OBJECTIVE: Repeat every entry word for word, but leave the images out of your copy.

** Start PROVIDED ENTRIES **

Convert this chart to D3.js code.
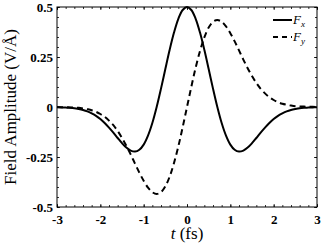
<!DOCTYPE html>
<html>
<head>
<meta charset="utf-8">
<script src="https://cdn.jsdelivr.net/npm/d3@7.9.0/dist/d3.min.js"></script>
<style>
  html, body { margin: 0; padding: 0; background: #fff; }
  svg { display: block; }
  text { font-family: "Liberation Serif", "Times New Roman", serif; fill: #000; }
  .tick text { font-weight: bold; font-size: 13px; }
  .domain { display: none; }
</style>
</head>
<body>
<div id="chart"></div>
<script>
// time samples (fs)
const times = [-3.0, -2.9, -2.8, -2.7, -2.6, -2.5, -2.4, -2.3, -2.2, -2.1, -2.0,
  -1.9, -1.8, -1.7, -1.6, -1.5, -1.4, -1.3, -1.2, -1.1, -1.0,
  -0.9, -0.8, -0.7, -0.6, -0.5, -0.4, -0.3, -0.2, -0.1, 0.0,
  0.1, 0.2, 0.3, 0.4, 0.5, 0.6, 0.7, 0.8, 0.9, 1.0,
  1.1, 1.2, 1.3, 1.4, 1.5, 1.6, 1.7, 1.8, 1.9, 2.0,
  2.1, 2.2, 2.3, 2.4, 2.5, 2.6, 2.7, 2.8, 2.9, 3.0];

// F_x (V/Å)
const fxValues = [-0.001, -0.002, -0.003, -0.004, -0.006, -0.010, -0.015, -0.022, -0.032, -0.044, -0.060,
  -0.080, -0.103, -0.128, -0.155, -0.181, -0.203, -0.218, -0.223, -0.214, -0.188,
  -0.143, -0.080, 0.000, 0.092, 0.190, 0.286, 0.372, 0.441, 0.485, 0.500,
  0.485, 0.441, 0.372, 0.286, 0.190, 0.092, 0.000, -0.080, -0.143, -0.188,
  -0.214, -0.223, -0.218, -0.203, -0.181, -0.155, -0.128, -0.103, -0.080, -0.060,
  -0.044, -0.032, -0.022, -0.015, -0.010, -0.006, -0.004, -0.003, -0.002, -0.001];

// F_y (V/Å)
const fyValues = [0.000, -0.001, -0.001, -0.002, -0.003, -0.004, -0.007, -0.011, -0.016, -0.024, -0.035,
  -0.049, -0.068, -0.091, -0.120, -0.155, -0.194, -0.237, -0.283, -0.328, -0.369,
  -0.403, -0.426, -0.435, -0.426, -0.397, -0.348, -0.280, -0.197, -0.101, 0.000,
  0.101, 0.197, 0.280, 0.348, 0.397, 0.426, 0.435, 0.426, 0.403, 0.369,
  0.328, 0.283, 0.237, 0.194, 0.155, 0.120, 0.091, 0.068, 0.049, 0.035,
  0.024, 0.016, 0.011, 0.007, 0.004, 0.003, 0.002, 0.001, 0.001, 0.000];

const xTicks = [-3, -2, -1, 0, 1, 2, 3];
const xTickLabels = ["-3", "-2", "-1", "0", "1", "2", "3"];
const yTicks = [-0.5, -0.25, 0, 0.25, 0.5];
const yTickLabels = ["-0.5", "-0.25", "0", "0.25", "0.5"];

const width = 321, height = 247;
const margin = { top: 7, right: 4, bottom: 40, left: 57 };

const svg = d3.select("#chart").append("svg")
  .attr("width", width)
  .attr("height", height);

const x = d3.scaleLinear().domain([-3, 3]).range([margin.left, width - margin.right]);
const y = d3.scaleLinear().domain([-0.5, 0.5]).range([height - margin.bottom, margin.top]);

const xMinor = d3.range(-3, 3.001, 0.2).map(d => +d.toFixed(1));
const yMinor = d3.range(-0.5, 0.5001, 0.05).map(d => +d.toFixed(2));

// minor ticks, all four sides
svg.append("g").attr("transform", `translate(0,${y(-0.5)})`)
  .call(d3.axisBottom(x).tickValues(xMinor).tickSize(-2).tickFormat(""));
svg.append("g").attr("transform", `translate(0,${y(0.5)})`)
  .call(d3.axisTop(x).tickValues(xMinor).tickSize(-2).tickFormat(""));
svg.append("g").attr("transform", `translate(${x(-3)},0)`)
  .call(d3.axisLeft(y).tickValues(yMinor).tickSize(-2).tickFormat(""));
svg.append("g").attr("transform", `translate(${x(3)},0)`)
  .call(d3.axisRight(y).tickValues(yMinor).tickSize(-2).tickFormat(""));

// major ticks + labels
svg.append("g").attr("transform", `translate(0,${y(-0.5)})`)
  .call(d3.axisBottom(x).tickValues(xTicks).tickSize(-3).tickPadding(8)
    .tickFormat((d, i) => xTickLabels[i]));
svg.append("g").attr("transform", `translate(0,${y(0.5)})`)
  .call(d3.axisTop(x).tickValues(xTicks).tickSize(-3).tickFormat(""));
svg.append("g").attr("transform", `translate(${x(-3)},0)`)
  .call(d3.axisLeft(y).tickValues(yTicks).tickSize(-3).tickPadding(4)
    .tickFormat((d, i) => yTickLabels[i]));
svg.append("g").attr("transform", `translate(${x(3)},0)`)
  .call(d3.axisRight(y).tickValues(yTicks).tickSize(-3).tickFormat(""));

svg.selectAll(".tick line").attr("stroke", "#000").attr("stroke-width", 0.8);

// frame
svg.append("rect")
  .attr("x", x(-3)).attr("y", y(0.5))
  .attr("width", x(3) - x(-3)).attr("height", y(-0.5) - y(0.5))
  .attr("fill", "none").attr("stroke", "#000").attr("stroke-width", 1);

const fx = times.map((t, i) => [t, fxValues[i]]);
const fy = times.map((t, i) => [t, fyValues[i]]);

const line = d3.line()
  .x(d => x(d[0]))
  .y(d => y(d[1]))
  .curve(d3.curveCatmullRom);

svg.append("path").datum(fx)
  .attr("d", line)
  .attr("fill", "none").attr("stroke", "#000").attr("stroke-width", 2);

svg.append("path").datum(fy)
  .attr("d", line)
  .attr("fill", "none").attr("stroke", "#000").attr("stroke-width", 2)
  .attr("stroke-dasharray", "6,4");

// legend
const legend = svg.append("g");
const entries = [{ sub: "x", dash: null }, { sub: "y", dash: "5,4" }];
entries.forEach((e, i) => {
  const ly = 20 + i * 17;
  legend.append("line")
    .attr("x1", 273).attr("x2", 292).attr("y1", ly).attr("y2", ly)
    .attr("stroke", "#000").attr("stroke-width", 2)
    .attr("stroke-dasharray", e.dash);
  const tx = legend.append("text")
    .attr("x", 293).attr("y", ly + 4)
    .style("font-size", "13px").style("font-style", "italic");
  tx.append("tspan").text("F");
  tx.append("tspan").attr("dy", 3).style("font-size", "9px").text(e.sub);
});

// axis labels
svg.append("text")
  .attr("transform", `translate(16,${(y(0.5) + y(-0.5)) / 2}) rotate(-90)`)
  .attr("text-anchor", "middle")
  .style("font-size", "17px")
  .text("Field Amplitude (V/Å)");

const xl = svg.append("text")
  .attr("x", (x(-3) + x(3)) / 2)
  .attr("y", 239)
  .attr("text-anchor", "middle")
  .style("font-size", "17px");
xl.append("tspan").style("font-style", "italic").text("t");
xl.append("tspan").text(" (fs)");
</script>
</body>
</html>
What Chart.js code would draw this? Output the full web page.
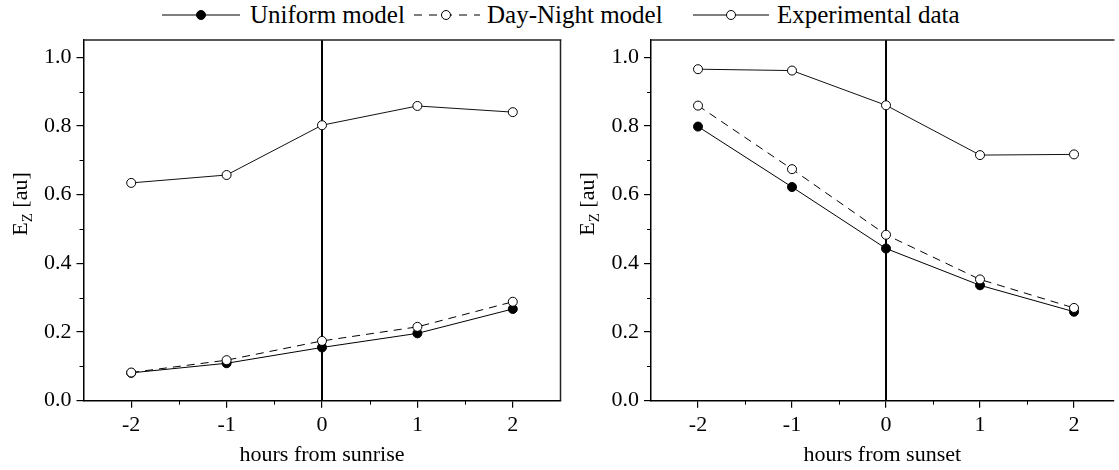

** End PROVIDED ENTRIES **

SOLUTION TO THE EXERCISE:
Convert this chart to D3.js code.
<!DOCTYPE html>
<html>
<head>
<meta charset="utf-8">
<script src="https://cdn.jsdelivr.net/npm/d3@7.9.0/dist/d3.min.js"></script>
<style>
  html, body { margin: 0; padding: 0; background: #fff; }
  svg { display: block; }
  text { font-family: "Liberation Serif", "Times New Roman", serif; fill: #000; }
  .tick text { font-weight: bold; font-size: 13px; }
  .domain { display: none; }
</style>
</head>
<body>
<div id="chart"></div>
<script>
// time samples (fs)
const times = [-3.0, -2.9, -2.8, -2.7, -2.6, -2.5, -2.4, -2.3, -2.2, -2.1, -2.0,
  -1.9, -1.8, -1.7, -1.6, -1.5, -1.4, -1.3, -1.2, -1.1, -1.0,
  -0.9, -0.8, -0.7, -0.6, -0.5, -0.4, -0.3, -0.2, -0.1, 0.0,
  0.1, 0.2, 0.3, 0.4, 0.5, 0.6, 0.7, 0.8, 0.9, 1.0,
  1.1, 1.2, 1.3, 1.4, 1.5, 1.6, 1.7, 1.8, 1.9, 2.0,
  2.1, 2.2, 2.3, 2.4, 2.5, 2.6, 2.7, 2.8, 2.9, 3.0];

// F_x (V/Å)
const fxValues = [-0.001, -0.002, -0.003, -0.004, -0.006, -0.010, -0.015, -0.022, -0.032, -0.044, -0.060,
  -0.080, -0.103, -0.128, -0.155, -0.181, -0.203, -0.218, -0.223, -0.214, -0.188,
  -0.143, -0.080, 0.000, 0.092, 0.190, 0.286, 0.372, 0.441, 0.485, 0.500,
  0.485, 0.441, 0.372, 0.286, 0.190, 0.092, 0.000, -0.080, -0.143, -0.188,
  -0.214, -0.223, -0.218, -0.203, -0.181, -0.155, -0.128, -0.103, -0.080, -0.060,
  -0.044, -0.032, -0.022, -0.015, -0.010, -0.006, -0.004, -0.003, -0.002, -0.001];

// F_y (V/Å)
const fyValues = [0.000, -0.001, -0.001, -0.002, -0.003, -0.004, -0.007, -0.011, -0.016, -0.024, -0.035,
  -0.049, -0.068, -0.091, -0.120, -0.155, -0.194, -0.237, -0.283, -0.328, -0.369,
  -0.403, -0.426, -0.435, -0.426, -0.397, -0.348, -0.280, -0.197, -0.101, 0.000,
  0.101, 0.197, 0.280, 0.348, 0.397, 0.426, 0.435, 0.426, 0.403, 0.369,
  0.328, 0.283, 0.237, 0.194, 0.155, 0.120, 0.091, 0.068, 0.049, 0.035,
  0.024, 0.016, 0.011, 0.007, 0.004, 0.003, 0.002, 0.001, 0.001, 0.000];

const xTicks = [-3, -2, -1, 0, 1, 2, 3];
const xTickLabels = ["-3", "-2", "-1", "0", "1", "2", "3"];
const yTicks = [-0.5, -0.25, 0, 0.25, 0.5];
const yTickLabels = ["-0.5", "-0.25", "0", "0.25", "0.5"];

const width = 321, height = 247;
const margin = { top: 7, right: 4, bottom: 40, left: 57 };

const svg = d3.select("#chart").append("svg")
  .attr("width", width)
  .attr("height", height);

const x = d3.scaleLinear().domain([-3, 3]).range([margin.left, width - margin.right]);
const y = d3.scaleLinear().domain([-0.5, 0.5]).range([height - margin.bottom, margin.top]);

const xMinor = d3.range(-3, 3.001, 0.2).map(d => +d.toFixed(1));
const yMinor = d3.range(-0.5, 0.5001, 0.05).map(d => +d.toFixed(2));

// minor ticks, all four sides
svg.append("g").attr("transform", `translate(0,${y(-0.5)})`)
  .call(d3.axisBottom(x).tickValues(xMinor).tickSize(-2).tickFormat(""));
svg.append("g").attr("transform", `translate(0,${y(0.5)})`)
  .call(d3.axisTop(x).tickValues(xMinor).tickSize(-2).tickFormat(""));
svg.append("g").attr("transform", `translate(${x(-3)},0)`)
  .call(d3.axisLeft(y).tickValues(yMinor).tickSize(-2).tickFormat(""));
svg.append("g").attr("transform", `translate(${x(3)},0)`)
  .call(d3.axisRight(y).tickValues(yMinor).tickSize(-2).tickFormat(""));

// major ticks + labels
svg.append("g").attr("transform", `translate(0,${y(-0.5)})`)
  .call(d3.axisBottom(x).tickValues(xTicks).tickSize(-3).tickPadding(8)
    .tickFormat((d, i) => xTickLabels[i]));
svg.append("g").attr("transform", `translate(0,${y(0.5)})`)
  .call(d3.axisTop(x).tickValues(xTicks).tickSize(-3).tickFormat(""));
svg.append("g").attr("transform", `translate(${x(-3)},0)`)
  .call(d3.axisLeft(y).tickValues(yTicks).tickSize(-3).tickPadding(4)
    .tickFormat((d, i) => yTickLabels[i]));
svg.append("g").attr("transform", `translate(${x(3)},0)`)
  .call(d3.axisRight(y).tickValues(yTicks).tickSize(-3).tickFormat(""));

svg.selectAll(".tick line").attr("stroke", "#000").attr("stroke-width", 0.8);

// frame
svg.append("rect")
  .attr("x", x(-3)).attr("y", y(0.5))
  .attr("width", x(3) - x(-3)).attr("height", y(-0.5) - y(0.5))
  .attr("fill", "none").attr("stroke", "#000").attr("stroke-width", 1);

const fx = times.map((t, i) => [t, fxValues[i]]);
const fy = times.map((t, i) => [t, fyValues[i]]);

const line = d3.line()
  .x(d => x(d[0]))
  .y(d => y(d[1]))
  .curve(d3.curveCatmullRom);

svg.append("path").datum(fx)
  .attr("d", line)
  .attr("fill", "none").attr("stroke", "#000").attr("stroke-width", 2);

svg.append("path").datum(fy)
  .attr("d", line)
  .attr("fill", "none").attr("stroke", "#000").attr("stroke-width", 2)
  .attr("stroke-dasharray", "6,4");

// legend
const legend = svg.append("g");
const entries = [{ sub: "x", dash: null }, { sub: "y", dash: "5,4" }];
entries.forEach((e, i) => {
  const ly = 20 + i * 17;
  legend.append("line")
    .attr("x1", 273).attr("x2", 292).attr("y1", ly).attr("y2", ly)
    .attr("stroke", "#000").attr("stroke-width", 2)
    .attr("stroke-dasharray", e.dash);
  const tx = legend.append("text")
    .attr("x", 293).attr("y", ly + 4)
    .style("font-size", "13px").style("font-style", "italic");
  tx.append("tspan").text("F");
  tx.append("tspan").attr("dy", 3).style("font-size", "9px").text(e.sub);
});

// axis labels
svg.append("text")
  .attr("transform", `translate(16,${(y(0.5) + y(-0.5)) / 2}) rotate(-90)`)
  .attr("text-anchor", "middle")
  .style("font-size", "17px")
  .text("Field Amplitude (V/Å)");

const xl = svg.append("text")
  .attr("x", (x(-3) + x(3)) / 2)
  .attr("y", 239)
  .attr("text-anchor", "middle")
  .style("font-size", "17px");
xl.append("tspan").style("font-style", "italic").text("t");
xl.append("tspan").text(" (fs)");
</script>
</body>
</html>
What Chart.js code would draw this? Output the full web page.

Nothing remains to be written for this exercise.